No es difícil explicar el escaso eco que la trayectoria narrativa de Cunqueiro tuvo en los años 50 y 60 no solamente por la condición periférica del escritor mindoniense y su apartamiento de los centros de decisión literaria, sino también por el predominio casi absoluto que tenía entonces un modo determinado de entender el realismo que se compadecía muy mal con la naturaleza de la ficción cunqueiriana.
En aquel periodo, el horizonte de expectativas proyectado hacia la narrativa se basaba en dos variedades de un auténtico “realismo genético”: la neorrealista, heredera del naturalismo, y la del realismo socialista, ensimismada en la teoría del reflejo. La obra de Álvaro Cunqueiro quedaba extramuros de ese horizonte; más aún, representaba una ruptura de su sistema, lo que la hacía incómoda. Consecuentemente, fue rechazada por el aparato institucionalizador de la literatura y desterrada al limbo ¿o quizás al infierno? del escapismo, del esteticismo, de la literatura fantástica para la que rolaban entonces malos vientos.
El premio Nadal le es otorgado a Un hombre que se parecía a Orestes precisamente en 1969, cuando la receptividad de críticos y lectores evolucionaba entre nosotros de aquel paradigma realista hacia el “realismo mágico” o “maravilloso”. Desde 1963, al descubrimiento de Mario Vargas Llosa le habían seguido los de los más destacados novelistas hispanoamericanos, rubricados por el deslumbramiento total producido en 1966 por Cien años de soledad de Gabriel García Márquez. Según testimonio de Elena Quiroga, cuando a Cunqueiro se le preguntaba sobre las semejanzas que algún crítico encontraba entre su obra y, por caso, la del futuro premio Nobel colombiano, nuestro escritor respondía siempre: “Yo lo hice antes”.

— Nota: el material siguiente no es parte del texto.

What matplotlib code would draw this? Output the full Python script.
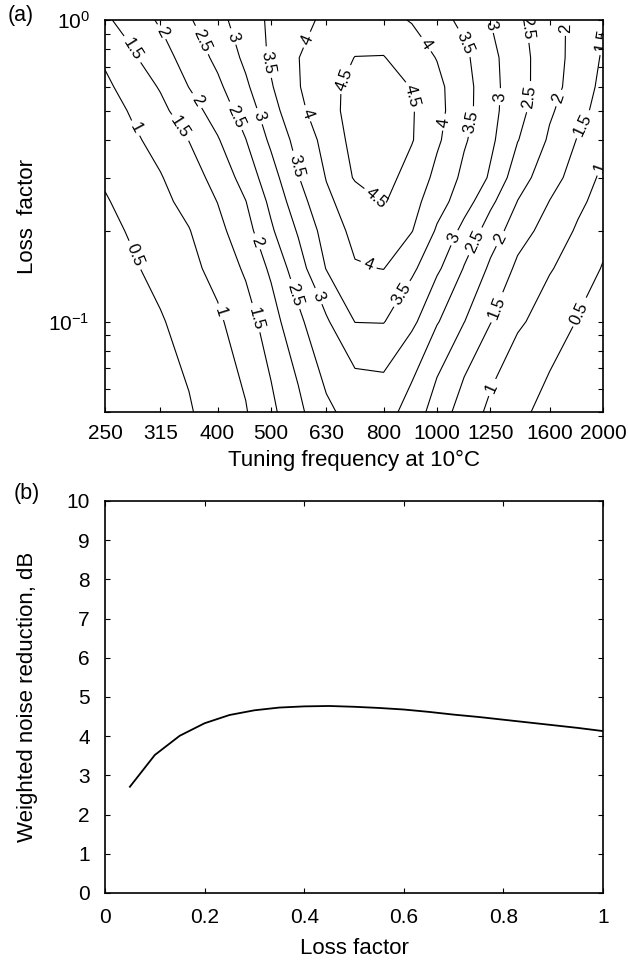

Cierto que tanto en el realismo mágico como en la literatura fantástica el discurso narrativo presenta dos planos diferenciables, el de lo natural y el de lo sobrenatural. Cambia, no obstante, la manera en que uno y otro se relacionan entre ellos. La antinomia irreductible de lo fantástico se resuelve en armonía por mor del tratamiento formal propio del segundo modo. Lo irreal no es, así, presentado como problemático para que no desconcierte al lector, como reclamaba aquel principio de oro en El Quijote: “Hanse de casar las fábulas mentirosas con el entendimiento de los que las leyeren, escribiéndose de suerte que, facilitando los imposibles, allanando las grandezas, suspendiendo los ánimos, admiren, suspendan, alborocen y entretengan, de modo que anden a un mismo paso la admiración y la alegría juntas”.
Nuestro escritor se expresaba en términos tan cervantinos como estos: “Mi pretensión como narrador es la de contar vivo y seguido, como oficiante de una tradición oral -en mi caso, gallega-, buscando la atención del oyente, sorprendiéndolo, llevándolo cuando es preciso a la situación trágica, para luego hacerle descansar con una nota de humor. Pero en definitiva, otra cosa no es la vida”. Y no es por azar que el propio Cunqueiro se mudase en relator de Cuando el viejo Sinbad vuelva a las islas bajo el transparente y fachendoso nombre de Al Faris Ibn Iaquim al Galizí. Esto es, Álvaro, hijo de Joaquín, el gallego.